Habe ich also noch Symptome?
Ja, aber in ihrer Intensität um Welten weniger, und teilweise sind diese sogar komplett verschwunden. Ich fühle mich sehr gut und komme echt gut klar. Ich habe aufgehört, mich zu wehren, meine tiefenpsychologische Therapie ist ebenfalls in 5 Tagen abgeschlossen, und ich habe meinen Weg aus dem Studium (nach erfolgreichem Abschluss) angesteuert und fühle mich so langsam richtig bereit und aufgeregt.
Zusammengefasst Hinzugefügt:
- Hört auf zu Copen. Es geht um die komplette Überwindung, nicht um kurzfristige Erleichterung
- Hört auf eure Symptome wegzuwünschen. Das Wehren gegen eure Symptome, hält die Symptome aufrecht
- Lebt euer Leben, akzeptiert für den Moment wenn ihr Angst habt und eure Symptome da sind, aber geht nicht länger darauf ein. (Nicht ignorieren, lebt neben diesen)
- vergleicht euch nicht. Ihr seid nicht die, mit der schlimmsten Angststörung von allen bzw. sollte es euch egal sein. Ihr müsst nicht in die Opferrolle rein. Ihr seid stark! Euer Körper ist stark. Vertraut euch selbst. Fokussiert euch lieber auf euer schönes Leben
- studiert euch. Übertreibt es nicht, aber kümmert euch etwas um euch.
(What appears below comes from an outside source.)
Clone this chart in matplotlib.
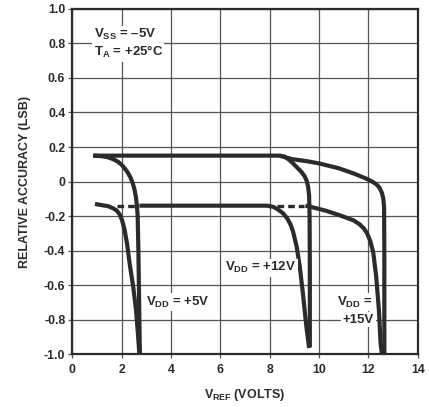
import matplotlib
matplotlib.use("Agg")
import matplotlib.pyplot as plt
from matplotlib.ticker import FuncFormatter

plt.rcParams["font.family"] = ["Liberation Sans", "DejaVu Sans"]
plt.rcParams["font.weight"] = "bold"
plt.rcParams["axes.labelweight"] = "bold"
plt.rcParams["mathtext.fontset"] = "custom"
plt.rcParams["mathtext.rm"] = "Liberation Sans:bold"
plt.rcParams["mathtext.it"] = "Liberation Sans:bold"
plt.rcParams["mathtext.bf"] = "Liberation Sans:bold"

INK = "#2b2b2b"

# ── curves (VREF volts, relative accuracy LSB) ──
vdd5_upper_x = [0.85, 1.2, 1.45, 1.65, 1.85, 2.0, 2.15, 2.27, 2.37, 2.45, 2.52, 2.58,
                2.62, 2.65, 2.68, 2.71, 2.74]
vdd5_upper_y = [0.15, 0.147, 0.14, 0.13, 0.115, 0.097, 0.072, 0.047, 0.02, -0.01, -0.045, -0.09,
                -0.14, -0.2, -0.4, -0.7, -1.0]

vdd5_lower_x = [0.92, 1.2, 1.45, 1.65, 1.8, 1.92, 2.02, 2.12, 2.22, 2.34, 2.47, 2.58, 2.66, 2.72]
vdd5_lower_y = [-0.13, -0.137, -0.143, -0.155, -0.168, -0.19, -0.225, -0.28, -0.36, -0.49,
                -0.61, -0.74, -0.88, -1.0]

vdd12_upper_x = [0.85, 8.4, 8.6, 8.8, 8.95, 9.1, 9.22, 9.32, 9.42, 9.5, 9.56, 9.6, 9.62, 9.63, 9.63]
vdd12_upper_y = [0.15, 0.15, 0.145, 0.125, 0.105, 0.083, 0.066, 0.05, 0.03, 0.005, -0.03, -0.08,
                 -0.2, -0.5, -0.96]

vdd12_lower_x = [2.72, 7.9, 8.15, 8.35, 8.55, 8.72, 8.85, 8.95, 9.1, 9.22, 9.35, 9.49, 9.6]
vdd12_lower_y = [-0.14, -0.14, -0.147, -0.163, -0.185, -0.215, -0.25, -0.29, -0.38, -0.49,
                 -0.65, -0.84, -0.965]

vdd15_upper_x = [8.4, 8.9, 9.5, 10.0, 10.8, 11.4, 11.9, 12.15, 12.32, 12.45, 12.55, 12.61,
                 12.64, 12.65, 12.65]
vdd15_upper_y = [0.15, 0.13, 0.118, 0.105, 0.077, 0.047, 0.018, 0.0, -0.015, -0.035, -0.065,
                 -0.1, -0.15, -0.4, -1.0]

vdd15_lower_x = [9.45, 9.65, 10.3, 10.83, 11.4, 11.65, 11.82, 11.95, 12.08, 12.2, 12.32,
                 12.43, 12.5, 12.55]
vdd15_lower_y = [-0.14, -0.146, -0.17, -0.195, -0.225, -0.248, -0.272, -0.30, -0.345, -0.41,
                 -0.55, -0.745, -0.94, -1.0]

# dashed (extrapolated) stretches of the lower limit
dash_left_x = [1.8, 2.6]
dash_right_x = [8.3, 9.4]
dash_y = [-0.14, -0.14]

x_ticks = [0, 2, 4, 6, 8, 10, 12, 14]
y_ticks = [1.0, 0.8, 0.6, 0.4, 0.2, 0.0, -0.2, -0.4, -0.6, -0.8, -1.0]

fig = plt.figure(figsize=(4.29, 4.07), dpi=100)
ax = fig.add_axes([0.1685, 0.130, 0.805, 0.848])

ax.set_xlim(0, 14)
ax.set_ylim(-1.0, 1.0)
ax.set_xticks(x_ticks)
ax.set_yticks(y_ticks)
ax.yaxis.set_major_formatter(FuncFormatter(lambda v, p: "0" if abs(v) < 1e-9 else f"{v:.1f}"))
ax.grid(True, color="#555555", linewidth=0.9)
ax.set_axisbelow(True)
ax.tick_params(length=3, width=0.9, color="#555555", labelsize=8.8, labelcolor=INK, pad=2)
ax.tick_params(axis="x", pad=4)
for lab in ax.get_xticklabels() + ax.get_yticklabels():
    lab.set_fontweight("bold")
for sp in ax.spines.values():
    sp.set_linewidth(1.6)
    sp.set_color(INK)

lw = 3.0
for xs, ys in [(vdd5_upper_x, vdd5_upper_y), (vdd5_lower_x, vdd5_lower_y),
               (vdd12_upper_x, vdd12_upper_y), (vdd12_lower_x, vdd12_lower_y),
               (vdd15_upper_x, vdd15_upper_y), (vdd15_lower_x, vdd15_lower_y)]:
    ax.plot(xs, ys, color=INK, linewidth=lw, solid_capstyle="butt",
            solid_joinstyle="round", zorder=3)

for xs in [dash_left_x, dash_right_x]:
    ax.plot(xs, dash_y, color=INK, linewidth=2.4, linestyle=(0, (2.0, 1.2)), zorder=3)

box = dict(facecolor="white", edgecolor="none", pad=1.0)
fs = 9.5
ax.text(0.86, 0.85, r"$\mathregular{V_{SS}}$ = –5V", fontsize=fs, color=INK,
        ha="left", va="center", bbox=box, zorder=4)
ax.text(0.86, 0.75, r"$\mathregular{T_{A}}$ = +25°C", fontsize=fs, color=INK,
        ha="left", va="center", bbox=box, zorder=4)
ax.text(4.28, -0.70, r"$\mathregular{V_{DD}}$ = +5V", fontsize=fs, color=INK,
        ha="center", va="center", bbox=box, zorder=4)
ax.text(7.65, -0.50, r"$\mathregular{V_{DD}}$ = +12V", fontsize=fs, color=INK,
        ha="center", va="center", bbox=box, zorder=4)
ax.text(11.45, -0.70, r"$\mathregular{V_{DD}}$ =", fontsize=fs, color=INK,
        ha="center", va="center", bbox=box, zorder=4)
ax.text(11.6, -0.80, "+15V", fontsize=fs, color=INK,
        ha="center", va="center", bbox=box, zorder=4)

ax.set_xlabel(r"$\mathregular{V_{REF}}$ (VOLTS)", fontsize=9, color=INK, labelpad=8)
ax.set_ylabel("RELATIVE ACCURACY (LSB)", fontsize=9, color=INK, labelpad=9)

fig.savefig("out.png", dpi=100)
Ihr findet vielleicht sogar selbst raus, wie ihr euch wieder mehr vertraut und was euch gut tut und was nicht
- gebt euch Zeit! Habt Geduld. Ganz ganz wichtig. Euer Körper (Nerven) sind hyperstimuliert/sensibilisiert. Euer Körper erholt sich 100% davon, glaubt mir. Aber es dauert. Es kann lange dauern. Setzt euch kein Zeitlimit
- Rückfälle gehören dazu! Sie werden kommen, ihr seid NICHT wieder ganz am Anfang, das gehört dazu! Gerade in Rückfällen, also wenn eure Angst und Symptome plötzlich per Einschlaghammer zurückkommen, passieren die größten Fortschritte, da ihr da unter Beweis stellen könnt, ob ihr richtig darauf reagiert.
Ich wünsche euch das Beste
Irgendwann blicke ich zurück auf dieses Kapitel meines Lebens und kann mich darüber freuen. Bei irgendwelchen neuen Dingen melde ich mich zurück. Stellt gerne Fragen, ich versuche sie alle zu beantworten!